Using Git (via GitBash) for Version Control

Whether you’re working on content or code, version control is the best way to stay sane. Being able to edit your work knowing that any mistakes or problems can be rolled back is reassuring – and also an essential part of a professional content writer or coder’s workflow.

It can all sound super-nerdy, but using Git is surprisingly simple. I’ve been using GitBash, which really helped to demystify the process. There are only a handful of commands required. After a small amount of setup (setting your Environment Variables, for example) you’ll be ready to go.

Here’s a quick reference to all the git commands you need.

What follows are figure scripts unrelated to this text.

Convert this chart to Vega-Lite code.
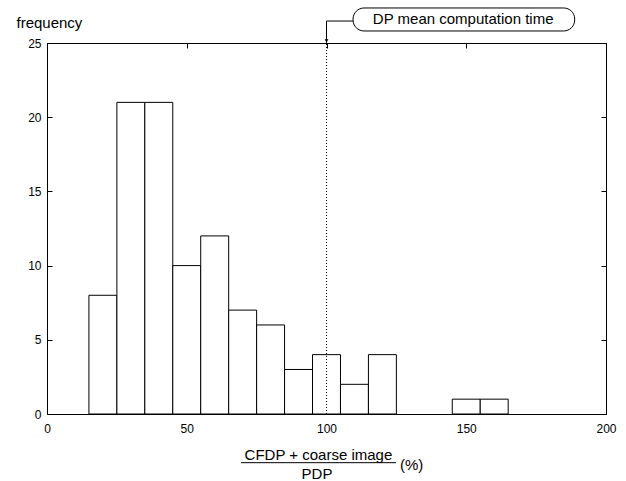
{
  "$schema": "https://vega.github.io/schema/vega-lite/v6.json",
  "width": 559,
  "height": 371,
  "autosize": {"type": "none"},
  "padding": {"left": 47, "top": 43, "right": 20, "bottom": 67},
  "background": "white",
  "config": {
    "view": {"stroke": "black", "strokeWidth": 1},
    "font": "Liberation Sans",
    "axis": {
      "grid": false,
      "domain": false,
      "ticks": true,
      "tickColor": "black",
      "tickSize": -5,
      "tickWidth": 1,
      "labelFlush": false,
      "labelOverlap": false,
      "labelFont": "Liberation Sans",
      "labelFontSize": 12,
      "labelColor": "black",
      "titleFont": "Liberation Sans",
      "titleColor": "black"
    }
  },
  "layer": [
    {
      "data": {
        "values": [
          {"start": 15, "end": 25, "count": 8},
          {"start": 25, "end": 35, "count": 21},
          {"start": 35, "end": 45, "count": 21},
          {"start": 45, "end": 55, "count": 10},
          {"start": 55, "end": 65, "count": 12},
          {"start": 65, "end": 75, "count": 7},
          {"start": 75, "end": 85, "count": 6},
          {"start": 85, "end": 95, "count": 3},
          {"start": 95, "end": 105, "count": 4},
          {"start": 105, "end": 115, "count": 2},
          {"start": 115, "end": 125, "count": 4},
          {"start": 145, "end": 155, "count": 1},
          {"start": 155, "end": 165, "count": 1}
        ]
      },
      "mark": {"type": "rect", "fill": "white", "stroke": "black", "strokeWidth": 1},
      "encoding": {
        "x": {
          "field": "start", "type": "quantitative",
          "scale": {"domain": [0, 200], "nice": false, "zero": false},
          "axis": {"orient": "bottom", "values": [0, 50, 100, 150, 200], "title": null, "labelPadding": 14}
        },
        "x2": {"field": "end"},
        "y": {
          "field": "count", "type": "quantitative",
          "scale": {"domain": [0, 25], "nice": false},
          "axis": {
            "orient": "left", "values": [0, 5, 10, 15, 20, 25], "labelPadding": 11,
            "title": "frequency", "titleAngle": 0, "titleAlign": "left", "titleBaseline": "alphabetic",
            "titleX": -31, "titleY": -16, "titleFontSize": 15, "titleFontWeight": "normal"
          }
        },
        "y2": {"datum": 0}
      }
    },
    {
      "data": {"values": [{"x": 100, "y": 0, "y2": 25}]},
      "mark": {"type": "rule", "color": "black", "strokeWidth": 1, "strokeDash": [1, 2]},
      "encoding": {
        "x": {"field": "x", "type": "quantitative", "axis": {"orient": "top", "values": [0, 50, 100, 150, 200], "labels": false, "title": null}},
        "y": {"field": "y", "type": "quantitative", "axis": {"orient": "right", "values": [0, 5, 10, 15, 20, 25], "labels": false, "title": null}},
        "y2": {"field": "y2"}
      }
    },
    {
      "data": {"values": [{"x": 100, "y": 25, "y2": 26.48}]},
      "mark": {"type": "rule", "color": "black", "strokeWidth": 1},
      "encoding": {
        "x": {"field": "x", "type": "quantitative", "axis": null},
        "y": {"field": "y", "type": "quantitative", "axis": null},
        "y2": {"field": "y2"}
      }
    },
    {
      "data": {"values": [{"x": 100, "x2": 109.5, "y": 26.48}]},
      "mark": {"type": "rule", "color": "black", "strokeWidth": 1},
      "encoding": {
        "x": {"field": "x", "type": "quantitative", "axis": null},
        "x2": {"field": "x2"},
        "y": {"field": "y", "type": "quantitative", "axis": null}
      }
    },
    {
      "data": {"values": [{"x": 100, "y": 25.14}]},
      "mark": {"type": "point", "shape": "triangle-down", "filled": true, "color": "black", "size": 14, "opacity": 1},
      "encoding": {
        "x": {"field": "x", "type": "quantitative", "axis": null},
        "y": {"field": "y", "type": "quantitative", "axis": null}
      }
    },
    {
      "data": {"values": [{"x": 109.5, "x2": 188.8, "y": 25.81, "y2": 27.36}]},
      "mark": {"type": "rect", "fill": "white", "stroke": "black", "strokeWidth": 1, "cornerRadius": 11},
      "encoding": {
        "x": {"field": "x", "type": "quantitative", "axis": null},
        "x2": {"field": "x2"},
        "y": {"field": "y", "type": "quantitative", "axis": null},
        "y2": {"field": "y2"}
      }
    },
    {
      "data": {"values": [{"x": 148.9, "y": 26.6, "t": "DP mean computation time"}]},
      "mark": {"type": "text", "font": "Liberation Sans", "fontSize": 15, "color": "black", "align": "center", "baseline": "middle"},
      "encoding": {
        "x": {"field": "x", "type": "quantitative", "axis": null},
        "y": {"field": "y", "type": "quantitative", "axis": null},
        "text": {"field": "t"}
      }
    },
    {
      "data": {"values": [{"x": 69.4, "x2": 124.9, "y": -3.28}]},
      "mark": {"type": "rule", "color": "black", "strokeWidth": 1},
      "encoding": {
        "x": {"field": "x", "type": "quantitative", "axis": null},
        "x2": {"field": "x2"},
        "y": {"field": "y", "type": "quantitative", "axis": null}
      }
    },
    {
      "data": {"values": [
        {"x": 97.1, "y": -3.07, "t": "CFDP + coarse image"},
        {"x": 96.6, "y": -4.38, "t": "PDP"}
      ]},
      "mark": {"type": "text", "font": "Liberation Sans", "fontSize": 15, "color": "black", "align": "center", "baseline": "alphabetic"},
      "encoding": {
        "x": {"field": "x", "type": "quantitative", "axis": null},
        "y": {"field": "y", "type": "quantitative", "axis": null},
        "text": {"field": "t"}
      }
    },
    {
      "data": {"values": [{"x": 126.3, "y": -3.44, "t": "(%)"}]},
      "mark": {"type": "text", "font": "Liberation Sans", "fontSize": 15, "color": "black", "align": "left", "baseline": "middle"},
      "encoding": {
        "x": {"field": "x", "type": "quantitative", "axis": null},
        "y": {"field": "y", "type": "quantitative", "axis": null},
        "text": {"field": "t"}
      }
    }
  ],
  "resolve": {"axis": {"x": "independent", "y": "independent"}}
}
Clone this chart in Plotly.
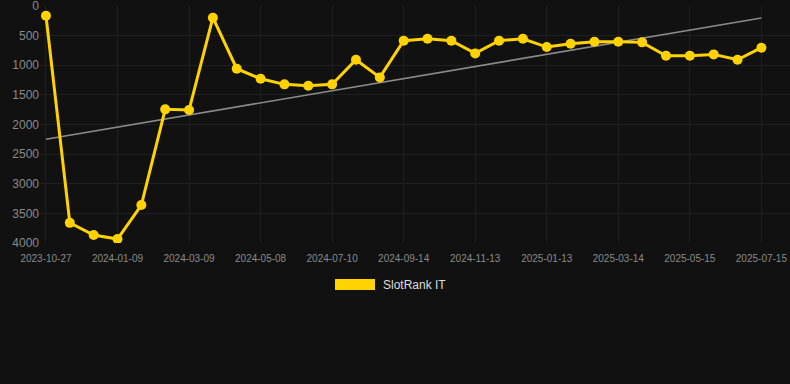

To create a new git repository:

  1. Navigate to the directory containing your files (for WP dev can navigate straight to the directory for your theme: don’t waste time and space adding the whole wp-content folder as most of the time you won’t touch it.)
  2. Type git init.
  3. Type git add -A to add all the files in that directory – or use the specific file or folder name, if you just want to add a subset of the directory contents.
  4. Type git commit – and you’re done.

If you make a mistake and need to remove any files (as I’ve just accidentally done):

  • Type git rm -r [file-name.txt], where file-name.txt is the file or folder to remove.

After making updates:

  • Type git commit -m “[commit message]” to commit your changes.

That’s it!

For a full list of commands, there’s this handy list on github.

Are you using git to track your project’s changes? If not, why not!?